Pure luck made Becknell the first businessman to revive the American trade with Santa Fe. Fearing American domination of the region, the Spanish had closed their Southwest holdings to foreigners following the Pike expedition more than a decade earlier. They threw the few traders who violated the policy into prison and confiscated their goods. However, Becknell and other merchants continued to trade with the Indians on the American-controlled eastern slope of the southern Rockies. While on such an expedition in the fall of 1821, Becknell encountered a troop of Mexican soldiers. They informed Becknell that they had recently won their independence in a war with Spain, and the region was again open to American traders. Becknell immediately sped to Santa Fe, where he found a lucrative market for his goods, and his saddlebags were heavy with Mexican silver when he returned to his base in Franklin, Missouri.

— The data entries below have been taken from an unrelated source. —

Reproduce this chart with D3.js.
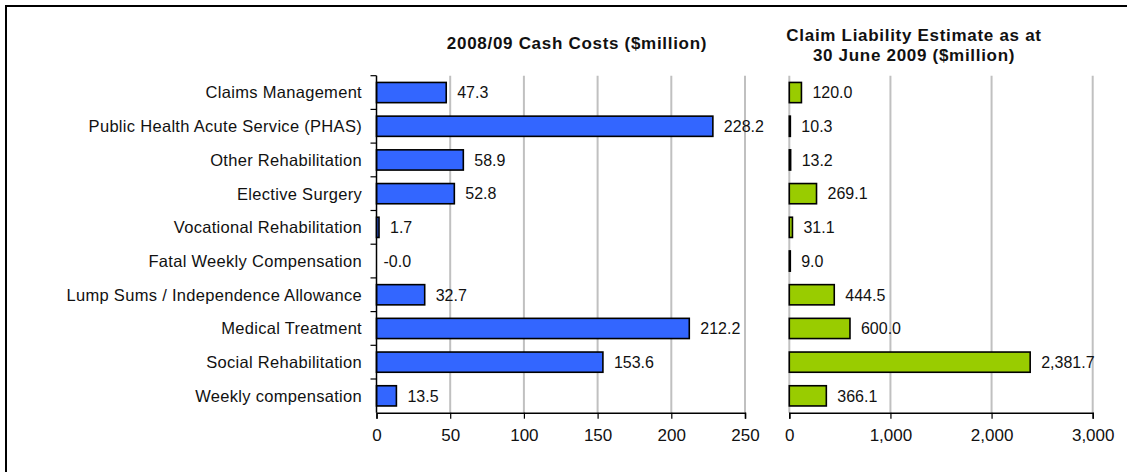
<!DOCTYPE html>
<html><head><meta charset="utf-8">
<script src="https://cdn.jsdelivr.net/npm/d3@7"></script>
<style>
body{margin:0;background:#fff;}
svg text{font-family:"Liberation Sans",Arial,sans-serif;fill:#111;}
</style></head>
<body><svg id="c" width="1127" height="472"></svg>
<script>
const categories = ["Claims Management","Public Health Acute Service (PHAS)","Other Rehabilitation","Elective Surgery","Vocational Rehabilitation","Fatal Weekly Compensation","Lump Sums / Independence Allowance","Medical Treatment","Social Rehabilitation","Weekly compensation"];
const cashCosts = [47.3,228.2,58.9,52.8,1.7,-0.0,32.7,212.2,153.6,13.5];
const liability = [120.0,10.3,13.2,269.1,31.1,9.0,444.5,600.0,2381.7,366.1];
const cashTicks = [0,50,100,150,200,250];
const liabTicks = [0,1000,2000,3000];
const cashTitle = ["2008/09 Cash Costs ($million)"];
const liabTitle = ["Claim Liability Estimate as at","30 June 2009 ($million)"];

const svg = d3.select("#c");
svg.append("rect").attr("x",6).attr("y",6).attr("width",1130).attr("height",480)
  .attr("fill","none").attr("stroke","#000").attr("stroke-width",2);

const plotTop=75.7, plotBottom=412.7;
const y = d3.scaleBand().domain(categories).range([plotTop,plotBottom]).paddingInner(0.4).paddingOuter(0.2);
const yBand = d3.scaleBand().domain(categories).range([plotTop,plotBottom]);

function fmtCash(d){ return Object.is(d,-0) ? "-0.0" : d3.format(".1f")(d); }

function panel(x0,x1,domain,values,ticks,fmtTick,fmtVal,color,showYAxis){
  const x = d3.scaleLinear().domain(domain).range([x0,x1]);
  const g = svg.append("g");
  g.selectAll("line.grid").data(ticks.filter(t=> showYAxis ? t!==0 : true)).enter().append("line")
    .attr("x1",d=>x(d)).attr("x2",d=>x(d)).attr("y1",plotTop).attr("y2",plotBottom)
    .attr("stroke","#c0c0c0").attr("stroke-width",2);
  const data = categories.map((c,i)=>({c,v:values[i]}));
  g.selectAll("rect.bar").data(data.filter(d=>Math.abs(d.v)>=0.05)).enter().append("rect")
    .attr("x",x(0)).attr("y",d=>y(d.c))
    .attr("width",d=>Math.max(1,x(d.v)-x(0))).attr("height",y.bandwidth())
    .attr("fill",color).attr("stroke","#000").attr("stroke-width",1.6);
  g.selectAll("text.val").data(data).enter().append("text")
    .attr("x",d=>Math.max(x(d.v),x(0))+ (Math.abs(d.v)<0.05?7:11))
    .attr("y",d=>y(d.c)+y.bandwidth()/2).attr("dy","0.36em")
    .attr("font-size",16).text(d=>fmtVal(d.v));
  const ax = g.append("g").attr("transform",`translate(0,${plotBottom})`)
    .call(d3.axisBottom(x).tickValues(ticks).tickFormat(fmtTick).tickSizeOuter(0).tickSize(6).tickPadding(10));
  ax.select(".domain").attr("stroke","#000").attr("stroke-width",1.5);
  ax.selectAll(".tick line").attr("stroke","#000").attr("stroke-width",1.2);
  ax.selectAll("text").attr("font-size",17).attr("font-family","Liberation Sans, Arial, sans-serif").attr("fill","#111");
  if(showYAxis){
    const ay = g.append("g").attr("transform",`translate(${x0},0)`);
    ay.append("line").attr("x1",0).attr("x2",0).attr("y1",plotTop).attr("y2",plotBottom).attr("stroke","#000").attr("stroke-width",1.5);
    const bounds = categories.map(c=>yBand(c));
    ay.selectAll("line.t").data(bounds).enter().append("line")
      .attr("x1",-6).attr("x2",0).attr("y1",d=>d).attr("y2",d=>d).attr("stroke","#000").attr("stroke-width",1.2);
    svg.append("g").selectAll("text").data(categories).enter().append("text")
      .attr("x",362).attr("y",d=>yBand(d)+yBand.bandwidth()/2).attr("dy","0.36em")
      .attr("text-anchor","end").attr("font-size",16.5).attr("letter-spacing","0.3px").text(d=>d);
  }
  return x;
}

panel(376.5,745,[0,250],cashCosts,cashTicks,d3.format("d"),fmtCash,"#3366ff",true);
panel(789.3,1092.7,[0,3000],liability,liabTicks,d3.format(","),d3.format(",.1f"),"#99cc00",false);

svg.append("text").attr("x",577).attr("y",49).attr("text-anchor","middle")
  .attr("font-size",17).attr("letter-spacing","0.7px").attr("font-weight","bold").text(cashTitle[0]);
svg.selectAll("text.lt").data(liabTitle).enter().append("text")
  .attr("x",914).attr("y",(d,i)=>40.5+i*20.5).attr("text-anchor","middle")
  .attr("font-size",17).attr("letter-spacing","0.7px").attr("font-weight","bold").text(d=>d);
</script></body></html>
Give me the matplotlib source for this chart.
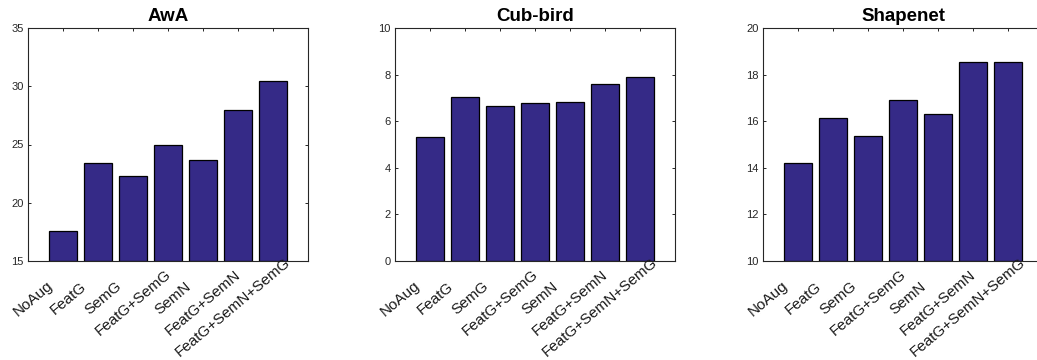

The next summer Becknell traveled to Santa Fe again, this time with three wagonloads of goods. Instead of following the old route that passed over a dangerous high pass, however, Becknell blazed a shorter and easier cutoff across the Cimarron Desert. Thus, while much of the route he followed had been used by Mexican traders for decades, Becknell’s role in reopening the trail and laying out the short-cut earned him the title of “Father of the Santa Fe Trail.” It became one of the most important and lucrative of the Old West trading routes; merchants and other travelers continued to follow the trail blazed by Becknell until the arrival of trains in the late 1870s.